Written request →
Nothing outside the stretch should be returned: give exactly the lines from the line containing "Write a Python" through the line containing "color='#55A868', linestyle='-', linewidth=2.8)", including both.

Information supplied →

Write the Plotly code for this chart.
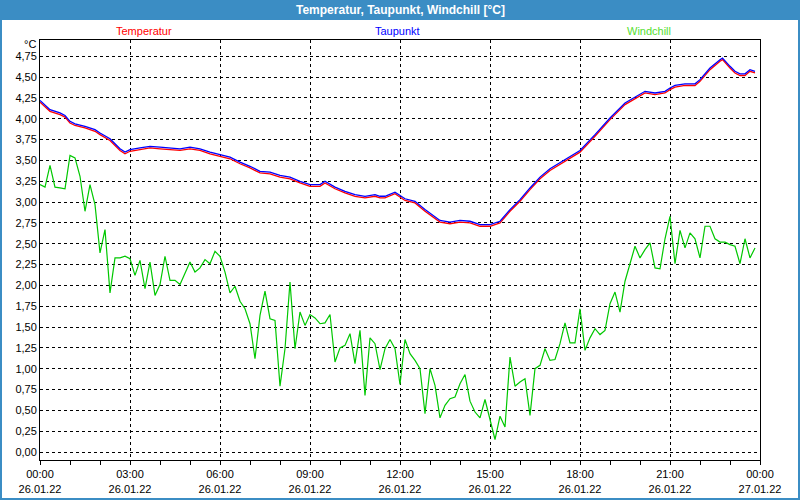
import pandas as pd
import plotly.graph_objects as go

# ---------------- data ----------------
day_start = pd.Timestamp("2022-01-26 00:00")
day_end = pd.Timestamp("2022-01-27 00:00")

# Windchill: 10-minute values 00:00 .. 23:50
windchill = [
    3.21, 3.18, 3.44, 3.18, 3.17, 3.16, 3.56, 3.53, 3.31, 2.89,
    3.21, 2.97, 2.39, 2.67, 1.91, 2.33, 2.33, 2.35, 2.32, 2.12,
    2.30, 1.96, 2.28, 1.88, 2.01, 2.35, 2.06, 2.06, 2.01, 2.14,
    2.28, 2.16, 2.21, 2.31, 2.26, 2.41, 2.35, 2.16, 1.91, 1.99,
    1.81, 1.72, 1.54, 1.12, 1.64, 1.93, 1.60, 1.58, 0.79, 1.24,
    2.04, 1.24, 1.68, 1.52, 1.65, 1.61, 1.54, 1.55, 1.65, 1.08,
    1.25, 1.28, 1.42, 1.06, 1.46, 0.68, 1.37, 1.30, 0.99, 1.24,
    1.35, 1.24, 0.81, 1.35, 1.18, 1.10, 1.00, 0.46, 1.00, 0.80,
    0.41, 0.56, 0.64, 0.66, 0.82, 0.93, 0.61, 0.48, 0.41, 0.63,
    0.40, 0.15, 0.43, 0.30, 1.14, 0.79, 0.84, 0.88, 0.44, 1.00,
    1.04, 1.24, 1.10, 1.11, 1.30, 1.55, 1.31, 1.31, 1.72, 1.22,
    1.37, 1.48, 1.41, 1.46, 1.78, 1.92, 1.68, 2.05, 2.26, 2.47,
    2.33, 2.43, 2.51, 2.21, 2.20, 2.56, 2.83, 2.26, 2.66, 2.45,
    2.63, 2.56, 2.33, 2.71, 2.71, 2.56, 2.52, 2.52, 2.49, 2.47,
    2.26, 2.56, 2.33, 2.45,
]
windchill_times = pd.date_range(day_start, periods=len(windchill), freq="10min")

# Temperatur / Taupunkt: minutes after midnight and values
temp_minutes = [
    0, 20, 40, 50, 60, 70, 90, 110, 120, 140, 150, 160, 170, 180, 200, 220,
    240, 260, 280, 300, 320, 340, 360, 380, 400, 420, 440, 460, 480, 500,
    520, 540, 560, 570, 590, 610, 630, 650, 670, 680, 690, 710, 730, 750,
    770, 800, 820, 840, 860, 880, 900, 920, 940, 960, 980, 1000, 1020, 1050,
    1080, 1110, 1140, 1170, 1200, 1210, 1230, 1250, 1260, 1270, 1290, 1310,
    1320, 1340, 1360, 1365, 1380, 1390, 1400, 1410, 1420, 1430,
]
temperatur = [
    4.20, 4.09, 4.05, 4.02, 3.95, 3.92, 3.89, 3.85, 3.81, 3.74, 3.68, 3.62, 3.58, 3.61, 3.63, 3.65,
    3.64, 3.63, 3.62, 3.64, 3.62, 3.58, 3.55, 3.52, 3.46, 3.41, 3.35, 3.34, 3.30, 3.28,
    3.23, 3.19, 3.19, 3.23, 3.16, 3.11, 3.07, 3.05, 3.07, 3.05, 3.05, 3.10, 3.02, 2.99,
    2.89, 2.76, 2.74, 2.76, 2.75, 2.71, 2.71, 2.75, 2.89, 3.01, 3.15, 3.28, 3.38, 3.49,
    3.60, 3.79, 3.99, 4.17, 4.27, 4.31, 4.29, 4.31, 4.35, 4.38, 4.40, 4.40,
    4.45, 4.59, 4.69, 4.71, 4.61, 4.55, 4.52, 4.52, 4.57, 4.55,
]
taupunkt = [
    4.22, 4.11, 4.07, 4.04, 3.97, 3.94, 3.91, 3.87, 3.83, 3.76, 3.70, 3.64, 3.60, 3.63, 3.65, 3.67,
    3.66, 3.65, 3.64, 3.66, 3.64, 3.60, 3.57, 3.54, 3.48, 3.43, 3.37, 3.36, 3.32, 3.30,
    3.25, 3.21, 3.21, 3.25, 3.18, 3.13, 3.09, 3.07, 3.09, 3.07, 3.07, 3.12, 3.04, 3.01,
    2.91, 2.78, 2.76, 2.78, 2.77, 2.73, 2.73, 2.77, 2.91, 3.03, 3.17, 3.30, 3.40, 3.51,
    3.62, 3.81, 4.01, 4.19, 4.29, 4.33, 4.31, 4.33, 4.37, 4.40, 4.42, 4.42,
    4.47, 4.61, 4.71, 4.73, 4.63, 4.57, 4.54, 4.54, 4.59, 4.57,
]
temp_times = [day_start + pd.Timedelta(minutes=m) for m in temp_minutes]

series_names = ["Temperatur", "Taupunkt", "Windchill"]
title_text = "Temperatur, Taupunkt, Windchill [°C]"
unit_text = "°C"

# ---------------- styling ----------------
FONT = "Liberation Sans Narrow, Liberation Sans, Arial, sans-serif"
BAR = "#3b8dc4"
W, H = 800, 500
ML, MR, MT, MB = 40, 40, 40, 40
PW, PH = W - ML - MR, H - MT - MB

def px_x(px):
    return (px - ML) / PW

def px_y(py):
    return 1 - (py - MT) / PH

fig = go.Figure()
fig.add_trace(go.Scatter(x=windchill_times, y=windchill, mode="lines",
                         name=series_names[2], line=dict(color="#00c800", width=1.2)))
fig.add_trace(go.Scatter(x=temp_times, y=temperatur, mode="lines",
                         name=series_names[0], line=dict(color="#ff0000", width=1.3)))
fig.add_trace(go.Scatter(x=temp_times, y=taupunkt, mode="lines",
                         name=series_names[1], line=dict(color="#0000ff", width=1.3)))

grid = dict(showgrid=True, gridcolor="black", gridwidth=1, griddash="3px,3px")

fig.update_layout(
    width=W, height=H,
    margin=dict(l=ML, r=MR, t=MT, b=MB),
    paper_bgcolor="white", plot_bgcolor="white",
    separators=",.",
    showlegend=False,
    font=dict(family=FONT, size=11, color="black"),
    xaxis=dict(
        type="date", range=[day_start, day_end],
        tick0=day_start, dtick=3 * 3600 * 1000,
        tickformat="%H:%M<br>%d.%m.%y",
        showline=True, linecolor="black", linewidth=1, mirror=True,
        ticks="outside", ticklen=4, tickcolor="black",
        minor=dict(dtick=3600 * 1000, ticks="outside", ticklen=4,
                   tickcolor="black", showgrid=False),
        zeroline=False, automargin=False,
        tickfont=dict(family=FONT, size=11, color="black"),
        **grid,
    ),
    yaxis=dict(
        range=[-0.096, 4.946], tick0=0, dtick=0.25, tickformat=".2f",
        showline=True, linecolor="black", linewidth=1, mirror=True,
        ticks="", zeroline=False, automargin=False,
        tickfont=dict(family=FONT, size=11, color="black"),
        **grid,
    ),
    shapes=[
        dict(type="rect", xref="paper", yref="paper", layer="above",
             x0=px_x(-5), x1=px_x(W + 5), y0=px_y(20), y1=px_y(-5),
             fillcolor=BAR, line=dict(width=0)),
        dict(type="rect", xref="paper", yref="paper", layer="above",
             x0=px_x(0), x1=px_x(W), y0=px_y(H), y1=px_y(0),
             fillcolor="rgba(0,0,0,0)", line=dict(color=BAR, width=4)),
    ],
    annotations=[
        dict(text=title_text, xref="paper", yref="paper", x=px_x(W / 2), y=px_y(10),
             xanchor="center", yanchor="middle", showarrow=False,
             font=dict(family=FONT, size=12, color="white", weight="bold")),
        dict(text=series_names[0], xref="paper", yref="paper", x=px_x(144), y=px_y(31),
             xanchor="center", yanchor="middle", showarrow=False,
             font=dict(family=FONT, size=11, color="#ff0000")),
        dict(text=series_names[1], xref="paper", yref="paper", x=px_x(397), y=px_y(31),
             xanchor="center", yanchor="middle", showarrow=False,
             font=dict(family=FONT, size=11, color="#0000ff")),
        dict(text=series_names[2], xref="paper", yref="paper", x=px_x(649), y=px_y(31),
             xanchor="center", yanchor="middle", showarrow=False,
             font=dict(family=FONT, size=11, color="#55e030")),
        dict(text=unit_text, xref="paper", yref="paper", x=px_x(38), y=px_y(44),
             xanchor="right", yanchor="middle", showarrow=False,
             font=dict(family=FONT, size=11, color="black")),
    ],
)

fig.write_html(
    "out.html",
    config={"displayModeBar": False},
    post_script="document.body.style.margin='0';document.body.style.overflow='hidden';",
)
---
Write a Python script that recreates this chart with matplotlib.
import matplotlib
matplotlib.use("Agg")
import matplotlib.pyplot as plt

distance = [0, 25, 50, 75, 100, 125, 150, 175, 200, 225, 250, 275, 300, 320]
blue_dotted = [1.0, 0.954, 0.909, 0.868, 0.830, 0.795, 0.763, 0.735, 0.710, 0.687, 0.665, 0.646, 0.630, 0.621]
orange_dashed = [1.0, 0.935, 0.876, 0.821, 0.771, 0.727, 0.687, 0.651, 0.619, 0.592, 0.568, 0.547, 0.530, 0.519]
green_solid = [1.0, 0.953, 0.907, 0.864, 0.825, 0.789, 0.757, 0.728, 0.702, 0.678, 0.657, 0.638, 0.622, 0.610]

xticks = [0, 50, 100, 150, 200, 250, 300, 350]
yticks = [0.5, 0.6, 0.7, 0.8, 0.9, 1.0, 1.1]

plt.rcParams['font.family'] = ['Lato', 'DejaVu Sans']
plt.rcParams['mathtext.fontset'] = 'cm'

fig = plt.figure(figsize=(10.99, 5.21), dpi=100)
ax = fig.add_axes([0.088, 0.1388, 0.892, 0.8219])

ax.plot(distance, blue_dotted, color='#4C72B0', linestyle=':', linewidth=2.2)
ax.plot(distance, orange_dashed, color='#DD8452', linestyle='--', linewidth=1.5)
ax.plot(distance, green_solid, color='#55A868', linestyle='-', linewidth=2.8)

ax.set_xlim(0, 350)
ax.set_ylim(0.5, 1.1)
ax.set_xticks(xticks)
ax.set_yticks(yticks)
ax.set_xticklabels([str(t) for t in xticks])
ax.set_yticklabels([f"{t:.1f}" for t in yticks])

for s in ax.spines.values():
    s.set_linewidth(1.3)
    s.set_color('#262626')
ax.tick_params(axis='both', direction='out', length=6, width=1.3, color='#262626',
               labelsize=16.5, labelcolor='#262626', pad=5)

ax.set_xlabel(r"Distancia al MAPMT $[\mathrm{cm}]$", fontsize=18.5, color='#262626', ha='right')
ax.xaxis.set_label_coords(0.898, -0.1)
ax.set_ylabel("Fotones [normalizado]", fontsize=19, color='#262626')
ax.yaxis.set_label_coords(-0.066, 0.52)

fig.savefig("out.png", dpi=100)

Response to this exercise →
Write a Python script that recreates this chart with matplotlib.
import matplotlib
matplotlib.use("Agg")
import matplotlib.pyplot as plt

distance = [0, 25, 50, 75, 100, 125, 150, 175, 200, 225, 250, 275, 300, 320]
blue_dotted = [1.0, 0.954, 0.909, 0.868, 0.830, 0.795, 0.763, 0.735, 0.710, 0.687, 0.665, 0.646, 0.630, 0.621]
orange_dashed = [1.0, 0.935, 0.876, 0.821, 0.771, 0.727, 0.687, 0.651, 0.619, 0.592, 0.568, 0.547, 0.530, 0.519]
green_solid = [1.0, 0.953, 0.907, 0.864, 0.825, 0.789, 0.757, 0.728, 0.702, 0.678, 0.657, 0.638, 0.622, 0.610]

xticks = [0, 50, 100, 150, 200, 250, 300, 350]
yticks = [0.5, 0.6, 0.7, 0.8, 0.9, 1.0, 1.1]

plt.rcParams['font.family'] = ['Lato', 'DejaVu Sans']
plt.rcParams['mathtext.fontset'] = 'cm'

fig = plt.figure(figsize=(10.99, 5.21), dpi=100)
ax = fig.add_axes([0.088, 0.1388, 0.892, 0.8219])

ax.plot(distance, blue_dotted, color='#4C72B0', linestyle=':', linewidth=2.2)
ax.plot(distance, orange_dashed, color='#DD8452', linestyle='--', linewidth=1.5)
ax.plot(distance, green_solid, color='#55A868', linestyle='-', linewidth=2.8)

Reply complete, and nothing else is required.